Publicado em 17/01/2017 às 09h30.

CortêGil: com Aldo Brizzi, bloco refaz caminhos da vanguarda baiana

Homenagem do Cortejo Afro a Gilberto Gil inclui uma seção de composições em arranjos do maestro italiano, executadas pela banda do bloco e uma sinfônica compacta

James Martins
Foto: acervo pessoal
Foto: acervo pessoal

 

A homenagem do Cortejo Afro a Gilberto Gil, tema da instituição no Carnaval 2017, se já era uma promessa (ou garantia) de beleza plástica, graças à competência do artista visual Alberto Pitta, é também uma promessa (ou garantia) de beleza e ousadia musical, graças à colaboração do bloco com o maestro ítalo-baiano Aldo Brizzi. Parceria que tem tudo para reviver uma tradição de vanguarda popular que marca o momento áureo da cultura na Bahia. Juntos, eles criaram o espetáculo “CortêGil – Um Canto de Afoxé Para Gilberto Gil”, em que músicas do homenageado são relidas pela banda do Cortejo, acompanhada por uma orquestra sinfônica compacta, com arranjos de Aldo Brizzi.

No repertório, clássicos como “Andar com Fé”, “Domingo no Parque”, “Procissão”, “Filhos de Gandhi”, “Toda Menina Baiana”, Parabolicamará”, entre outras, ganham versões que remetem a momentos especiais da “Avant-garde na Bahia”, como aquele organizado pelo compositor suíço Ernst Widmer, que em agosto de 1989 juntou a Orquestra Sinfônica da Bahia e o Afoxé Filhos de Gandhy, no Teatro Castro Alves, para executarem a sua peça “Possível Resposta de Canto em Canto 2 (opus 169)”, música composta em relação à “Unanswered Question”, de Charles Ives, um grande pioneiro das vanguardas em todo o mundo.

Em conversa exclusiva com o bahia.ba, Brizzi, que já regeu, entre outras, as cordas da Filarmônica de Berlim, esclarece algo das escolhas e dos arranjos. “A escolha foi um trabalho de Alberto Pitta comigo, com algumas indicações dos cantores. A primeira escolha nasceu de uma visão plástica, de encenação, de Pitta: ‘Parabolicamará’ com as baianas com a saia para cima, como uma antena parabólica. E ‘Domingo no Parque’ como uma roda gigante”, diz. E continua: “Depois eu puxei para músicas menos óbvias, para serem tocadas num ensaio pré-carnaval, como ‘Super-Homem’ e ‘Pai e Mãe’. E, do outro lado, nas músicas mais ‘carnaval’, puxei uma orquestração a menos óbvia em relação aos arranjos padrão da música popular. Assim saiu o CortêGil”.

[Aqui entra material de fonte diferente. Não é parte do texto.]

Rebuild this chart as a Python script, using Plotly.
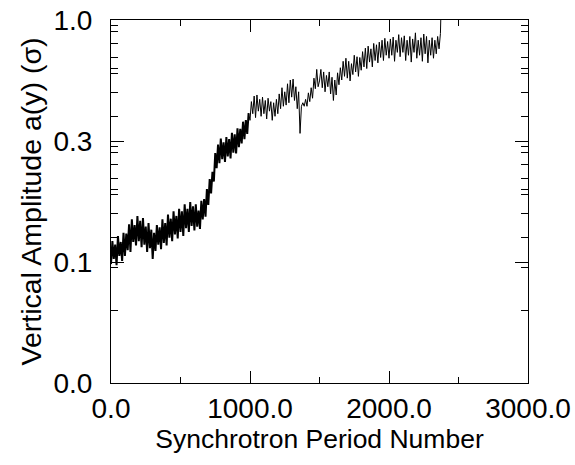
import plotly.graph_objects as go

# ---- data ----
x_early = list(range(0, 1000, 10))
y_early = [
    0.098, 0.122, 0.103, 0.118, 0.097, 0.128, 0.106, 0.121, 0.101, 0.132,
    0.106, 0.131, 0.112, 0.143, 0.110, 0.150, 0.121, 0.142, 0.117, 0.155,
    0.122, 0.148, 0.115, 0.152, 0.118, 0.140, 0.110, 0.145, 0.114, 0.136,
    0.103, 0.132, 0.111, 0.142, 0.118, 0.139, 0.113, 0.150, 0.120, 0.145,
    0.117, 0.157, 0.126, 0.151, 0.122, 0.162, 0.130, 0.155, 0.125, 0.166,
    0.133, 0.162, 0.128, 0.173, 0.138, 0.166, 0.133, 0.177, 0.141, 0.170,
    0.135, 0.173, 0.140, 0.163, 0.137, 0.179, 0.150, 0.182, 0.154, 0.200,
    0.172, 0.220, 0.192, 0.236, 0.215, 0.282, 0.244, 0.306, 0.256, 0.324,
    0.266, 0.312, 0.259, 0.328, 0.273, 0.322, 0.268, 0.342, 0.283, 0.337,
    0.281, 0.357, 0.298, 0.355, 0.309, 0.380, 0.322, 0.386, 0.338, 0.412,
]
x_late = list(range(1000, 2380, 10)) + [2380]
y_late = [
    0.385, 0.460, 0.410, 0.485, 0.395, 0.490, 0.420, 0.470, 0.400, 0.480,
    0.410, 0.465, 0.390, 0.475, 0.420, 0.460, 0.385, 0.455, 0.400, 0.470,
    0.410, 0.495, 0.430, 0.525, 0.440, 0.505, 0.445, 0.545, 0.455, 0.565,
    0.480, 0.570, 0.465, 0.530, 0.430, 0.505, 0.340, 0.440, 0.455, 0.440,
    0.470, 0.440, 0.500, 0.460, 0.525, 0.475, 0.575, 0.520, 0.625, 0.530,
    0.560, 0.625, 0.525, 0.610, 0.505, 0.590, 0.530, 0.610, 0.495, 0.580,
    0.465, 0.565, 0.490, 0.605, 0.540, 0.635, 0.565, 0.675, 0.585, 0.695,
    0.575, 0.675, 0.560, 0.660, 0.595, 0.715, 0.610, 0.705, 0.585, 0.700,
    0.620, 0.740, 0.640, 0.765, 0.630, 0.780, 0.670, 0.760, 0.640, 0.800,
    0.680, 0.790, 0.665, 0.810, 0.700, 0.825, 0.680, 0.840, 0.715, 0.815,
    0.695, 0.835, 0.715, 0.850, 0.675, 0.825, 0.735, 0.870, 0.705, 0.845,
    0.735, 0.860, 0.680, 0.825, 0.715, 0.855, 0.670, 0.835, 0.735, 0.885,
    0.695, 0.825, 0.715, 0.845, 0.675, 0.875, 0.725, 0.855, 0.665, 0.825,
    0.715, 0.845, 0.695, 0.825, 0.725, 0.855, 0.760, 0.880,
    1.500,
]

x_tickvals = [0, 1000, 2000, 3000]
x_ticktext = ["0.0", "1000.0", "2000.0", "3000.0"]
y_tickvals = [10 ** -1.5, 0.1, 10 ** -0.5, 1.0]
y_ticktext = ["0.0", "0.1", "0.3", "1.0"]
minor_factors = [0.95, 0.9, 0.8, 0.7, 10 ** -0.2, 0.6, 0.5, 0.4]
y_minor = list(minor_factors) + [f * 10 ** -0.5 for f in minor_factors] + [0.095, 0.1 * 10 ** -0.2]

FONT = "Liberation Sans, Arial, sans-serif"

fig = go.Figure()
# dense, strongly oscillating part of the record
fig.add_trace(go.Scatter(x=x_early, y=y_early, mode="lines",
                         line=dict(color="black", width=2), showlegend=False))
# later part of the same record (joined to the last early sample)
fig.add_trace(go.Scatter(x=[x_early[-1]] + x_late, y=[y_early[-1]] + y_late, mode="lines",
                         line=dict(color="black", width=1), showlegend=False))

fig.update_layout(
    width=575, height=465,
    margin=dict(l=111, r=47, t=20, b=82, autoexpand=False),
    paper_bgcolor="white", plot_bgcolor="white",
    font=dict(family=FONT, size=22, color="black"),
)
fig.update_xaxes(
    range=[0, 3000], showgrid=False, zeroline=False, automargin=False,
    showline=True, linecolor="black", linewidth=1, mirror="ticks",
    ticks="inside", ticklen=12, tickwidth=1, tickcolor="black",
    tickvals=x_tickvals, ticktext=x_ticktext,
    tickfont=dict(size=28),
    minor=dict(tickvals=[500, 1500, 2500], ticks="inside", ticklen=6, tickcolor="black", showgrid=False),
    title=dict(text="Synchrotron Period Number", font=dict(size=26.5), standoff=2),
)
fig.update_yaxes(
    type="log", range=[-1.5, 0], showgrid=False, zeroline=False, automargin=False,
    showline=True, linecolor="black", linewidth=1, mirror="ticks",
    ticks="inside", ticklen=13, tickwidth=1, tickcolor="black",
    tickvals=y_tickvals, ticktext=y_ticktext,
    tickfont=dict(size=28), ticklabelstandoff=12,
    minor=dict(tickvals=y_minor, ticks="inside", ticklen=7, tickcolor="black", showgrid=False),
    title=dict(text="Vertical Amplitude a(y) (σ)", font=dict(size=28.5), standoff=3),
)

fig.write_html("out.html")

Widmer rege a Osba + Filhos de Gandhy, TCA, 1989 (Foto: Adenor Gondim)
Widmer rege a Osba + Filhos de Gandhy, TCA, 1989 (Foto: Adenor Gondim)

 

Questionado sobre especificidades dos arranjos, o maestro destaca: “Por exemplo, ‘Filhos de Gandhi’. Esta música é em sol, a orquestra só toca mi durante 12 minutos: vira um mantra! E vira hipnose coletiva! E se, por acaso, no meio da música tira esta segunda tonalidade, o ouvido está tão acostumado que parece que falta algo…”. Outro exemplo: “Em ‘Parabolicamará’, a orquestra faz só escalas cromáticas na introdução instrumental. Um meio termo entre Rimsky-Korsakov e Schoenberg de ‘Erwartung’. É a antena parabólica feita escala musical”.

No ensaio do Cortejo desta segunda (16), parte das canções já foi mostrada ao público. Outras, como “Expresso 2222”, “Haiti” e “Eu Vim da Bahia” serão introduzidas na próxima segunda (23). Já para o Carnaval propriamente, por ora o “CortêGil” não está programado. “Por enquanto tudo está programado só para as segundas até o Carnaval”, diz o arranjador. Seria muito bem vindo. E certamente revigorante. Além de uma homenagem extra: aos 30 anos de “Faraó – Divindade do Egito”, sucesso dissonante do Carnaval de 1987. Talvez o Cortejo, assim, reforce a sua tarefa de ousar nas ruas, harmonizando, de modo elegantemente sofisticado, tendências aparentemente conflitantes.